Если б вы видели, какой он стал грустный, печальный после июньских дней. По улицам ходить страшно; там, где кипела жизнь, где громкая «Марсельеза» раздавалась середи других песен с утра до ночи, там теперь тишина – разносчик газет не смеет кричать, бледный блузник сидит перед дверью пригорюнившись, женщина в слезах возле него, они разговаривают вполслуха, осматриваясь. К ночи все исчезает, улица пуста, и мрачный патруль подозрительно обходит свой квартал с заряженными ружьями; блуза почти исчезла на бульварах, Национальная гвардия пыталась ее не пускать в тюльерийский сад, так, как это было при Людовике-Филиппе. Народ терпит – он побежден и знает своего победителя; он знает, что мещанин ни перед чем не остановится, что казаки и кроаты в сравнении
Никогда террор 93 года не доходил до того, до чего дошел террор теперь. Не говоря уже о том, что характер, обстановка, причины – все разно, я держусь за материальный факт насилия и меру его. Много голов пало на гильотине, много невинных, в этом нет сомнения, мы знаем их поименно. А кого расстреливали у фортов, на Карусельской площади, на Марсовском поле, в подвалах тюльерийского дворца? Мы знаем Фукье-Тенвиля, Германа и других членов революционного суда. А этих кто судил, кто признал виноватыми, и в чем состояла необходимость этих кровавых злодейств? Зачем эта тайна, зачем украли у народа право знать своих мучеников? Разве Комитет общественного спасения скрывал свои меры? Самая резня в сентябрьские дни делалась белым днем, и списки рассматривались довольно внимательно, как свидетельствует оставшийся в живых писарь Бисетрской тюрьмы. Ну а в этих ночных и глухих казнях кто рассматривал списки, да и кто составлял их? Кто осмелился взять на себя такую кровавую ответственность? Алжирские генералы были палачами, исполнителями Собрания, действовавшего под влиянием Сенара и Марраста, а Сенар и Марраст выражали волю буржуазии – вот виноватый. Нет, почтенные мещане, полно говорить о красной республике и о кровожадности; когда она лила кровь, она верила в невозможность иначе поступать, она обрекала себя на эту трагическую долю и рубила головы с чистой совестью, а вы только мстили, мстили подло, безопасно, втихомолку. Шесть тысяч семейств должны ждать депортации и окончания военных судов, чтоб узнать, расстрелян или нет их брат, сын, отец…

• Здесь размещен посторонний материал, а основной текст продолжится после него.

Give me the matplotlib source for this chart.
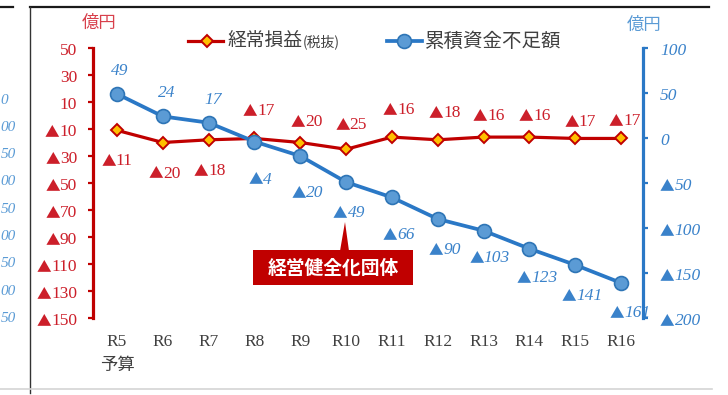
import matplotlib.pyplot as plt
from matplotlib.lines import Line2D
from matplotlib.patches import Rectangle, Polygon
from matplotlib.offsetbox import TextArea, HPacker, AnnotationBbox

W, H = 728, 395

years = ['R5', 'R6', 'R7', 'R8', 'R9', 'R10', 'R11', 'R12', 'R13', 'R14', 'R15', 'R16']
profit = [-11, -20, -18, -17, -20, -25, -16, -18, -16, -16, -17, -17]
shortfall = [49, 24, 17, -4, -20, -49, -66, -90, -103, -123, -141, -161]
left_ticks = [50, 30, 10, -10, -30, -50, -70, -90, -110, -130, -150]
right_ticks = [100, 50, 0, -50, -100, -150, -200]
side_labels = ['0', '00', '50', '00', '50', '00', '50', '00', '50']

# where each value label sits relative to its point (pixels, +dy = down)
profit_offsets = [(0, 28), (2, 28), (1, 28), (4, -30), (6, -23), (5, -27),
                  (7, -30), (7, -30), (5, -24), (5, -24), (5, -19), (4, -20)]
shortfall_offsets = [(3, -26), (4, -26), (4, -26), (6, 35), (7, 34), (3, 28),
                     (7, 35), (7, 28), (6, 24), (8, 26), (7, 28), (9, 27)]
BASE_SHIFT = 3  # text boxes include descent, so nudge them down a little

RED = '#C00000'
RED_TXT = '#CC1F2A'
BLUE = '#2A78C6'
BLUE_TXT = '#3A82CA'
GRAY = '#404040'
SERIF = ['Liberation Serif', 'DejaVu Serif']
JP = ['Noto Sans CJK JP', 'DejaVu Sans']

plt.rcParams['font.family'] = SERIF


def fx(x):
    return x / W


def fy(y):
    return 1 - y / H


def num_label(ax, v, xy, xycoords, offset, align, color, style='normal', z=4):
    # negative values are written with a leading ▲ instead of a minus sign
    parts = []
    if v < 0:
        parts.append(TextArea('▲', textprops=dict(color=color, fontsize=10.5,
                                                  family=JP)))
    parts.append(TextArea(str(abs(v)), textprops=dict(color=color, fontsize=12.5,
                                                      family=SERIF, fontstyle=style)))
    box = HPacker(children=parts, pad=0, sep=0, align='baseline')
    ab = AnnotationBbox(box, xy, xycoords=xycoords,
                        xybox=(offset[0], offset[1] - BASE_SHIFT),
                        boxcoords='offset pixels', box_alignment=align,
                        frameon=False, pad=0, annotation_clip=False)
    ab.set_zorder(z)
    ax.add_artist(ab)


fig = plt.figure(figsize=(W / 100, H / 100), dpi=100)
fig.patch.set_facecolor('white')

ax = fig.add_axes([fx(93), fy(318), (643 - 93) / W, (318 - 48) / H])
ax2 = ax.twinx()
ax.set_xlim(-0.524, 11.48)
ax.set_ylim(-150, 50)
ax2.set_ylim(-200, 100)

for side in ['top', 'right', 'bottom']:
    ax.spines[side].set_visible(False)
for side in ['top', 'left', 'bottom']:
    ax2.spines[side].set_visible(False)
ax.spines['left'].set_color(RED)
ax.spines['left'].set_linewidth(2.3)
ax2.spines['right'].set_color(BLUE)
ax2.spines['right'].set_linewidth(2.3)

ax.set_yticks(left_ticks)
ax.tick_params(axis='y', direction='out', length=3.6, width=1.6, color=RED,
               labelleft=False)
ax2.set_yticks(right_ticks)
ax2.tick_params(axis='y', direction='out', length=3.6, width=1.6, color=BLUE,
                labelright=False)
for v in left_ticks:
    num_label(ax, v, (0, v), ('axes fraction', 'data'), (-16, 0), (1, 0.5), RED_TXT)
for v in right_ticks:
    num_label(ax2, v, (1, v), ('axes fraction', 'data'), (17, 0), (0, 0.5), BLUE_TXT,
              style='italic')

ax.set_xticks(range(len(years)), labels=years)
ax.tick_params(axis='x', length=0, labelsize=12.5, labelcolor=GRAY, pad=11.5)
ax.annotate('予算', xy=(0, 0), xycoords=('data', 'axes fraction'),
            xytext=(0, -47), textcoords='offset pixels', ha='center', va='center',
            color=GRAY, fontsize=12.5, family=JP)

x = range(len(years))
ax.plot(x, profit, color=RED, lw=2.3, marker='D', ms=6, mfc='#FFC000',
        mec=RED, mew=1.4, zorder=3)
ax2.plot(x, shortfall, color=BLUE, lw=2.7, marker='o', ms=10, mfc='#5B9BD5',
         mec='#2E75B6', mew=1.2, zorder=3)

for i, v in enumerate(profit):
    dx, dy = profit_offsets[i]
    num_label(ax, v, (i, v), 'data', (dx, -dy), (0.5, 0.5), RED_TXT)
for i, v in enumerate(shortfall):
    dx, dy = shortfall_offsets[i]
    num_label(ax2, v, (i, v), 'data', (dx, -dy), (0.5, 0.5), BLUE_TXT,
              style='italic', z=1)

# unit captions
fig.text(fx(99), fy(23), '億円', ha='center', va='center', color='#D8404C',
         fontsize=12.5, family=JP)
fig.text(fx(644), fy(25), '億円', ha='center', va='center', color='#5B9BD5',
         fontsize=12.5, family=JP)

# legend
fig.add_artist(Line2D([fx(188), fx(223)], [fy(41), fy(41)], color=RED, lw=2.3))
fig.add_artist(Line2D([fx(207)], [fy(41)], marker='D', ms=6, mfc='#FFC000',
                      mec=RED, mew=1.4))
fig.text(fx(228), fy(41), '経常損益', ha='left', va='center', color=GRAY,
         fontsize=13.5, family=JP)
fig.text(fx(303), fy(42), '(税抜)', ha='left', va='center', color=GRAY,
         fontsize=10, family=JP)
fig.add_artist(Line2D([fx(387), fx(422)], [fy(41), fy(41)], color=BLUE, lw=2.7))
fig.add_artist(Line2D([fx(404)], [fy(41)], marker='o', ms=10, mfc='#5B9BD5',
                      mec='#2E75B6', mew=1.2))
fig.text(fx(425), fy(41), '累積資金不足額', ha='left', va='center', color=GRAY,
         fontsize=14, family=JP)

# callout
fig.add_artist(Polygon([(fx(340), fy(251)), (fx(349), fy(251)), (fx(345), fy(222))],
                       closed=True, facecolor=RED, edgecolor='none',
                       transform=fig.transFigure))
fig.add_artist(Rectangle((fx(253), fy(285)), 160 / W, 35 / H, facecolor=RED,
                         edgecolor='none', transform=fig.transFigure))
fig.text(fx(333), fy(268), '経営健全化団体', ha='center', va='center', color='white',
         fontsize=13.5, fontweight='bold', family=JP)

# panel frame
fig.add_artist(Line2D([fx(30), fx(709)], [fy(6.5), fy(6.5)], color='#1a1a1a', lw=1.6))
fig.add_artist(Line2D([0, fx(13)], [fy(6.5), fy(6.5)], color='#1a1a1a', lw=1.6))
fig.add_artist(Line2D([fx(30), fx(30)], [fy(6.5), fy(393)], color='#333333', lw=1))
fig.add_artist(Line2D([0, fx(712)], [fy(389), fy(389)], color='#d4d4d4', lw=1.2))

# tail ends of the neighbouring panel's axis labels at the left edge
for j, s in enumerate(side_labels):
    fig.text(fx(0.5), fy(100 + j * 27.3), s, ha='left', va='center',
             color='#5B9BD5', fontsize=11, fontstyle='italic')

fig.savefig('out.png', dpi=100)
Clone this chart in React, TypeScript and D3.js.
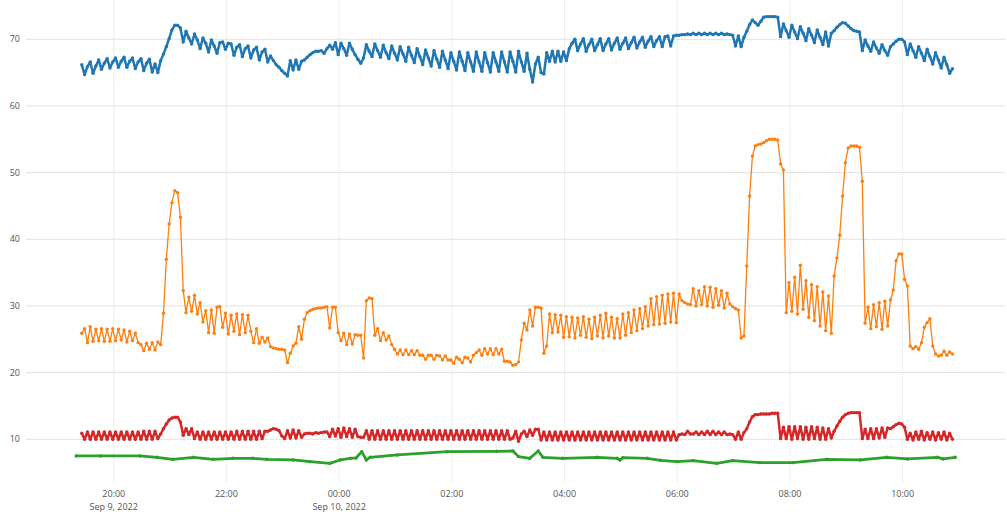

Террор 93 года был величественен в своей мрачной беспощадности, вся Европа ломилась во Францию наказать революцию, отечество действительно было в опасности. Конвент завесил на время статую свободы и поставил гильотину стражей «прав человеческих». Европа с ужасом смотрела на этот волкан и отступала перед его дикой, всемогущей энергией; террор хотел спасти Францию – и вместо этого победил Европу. Когда миновало его время, те, которые обрекли себя на страшную долю судей, положили в свою очередь голову на плаху; их надобно было казнить, это своего рода lex talionis, невинные головы их пали, и остановленный топор заржавел.
Теперь – всякую неделю префект полиции объявляет, что Франция цветет, что торговля снова идет вперед, что доверенность возвратилась… кого же спасают эти лавочники с этими алжирцами? Со стороны Европы бояться нечего – после июньских дней цари наперерыв торопятся признать новое правительство; они спасают порядок вещей, потрясенный, но далеко не разрушенный 24 февраля, и они мстят за испытанный страх, за дерзкое притязание черни – быть людьми, после того как их философы и либералы только об этом и писали целый век.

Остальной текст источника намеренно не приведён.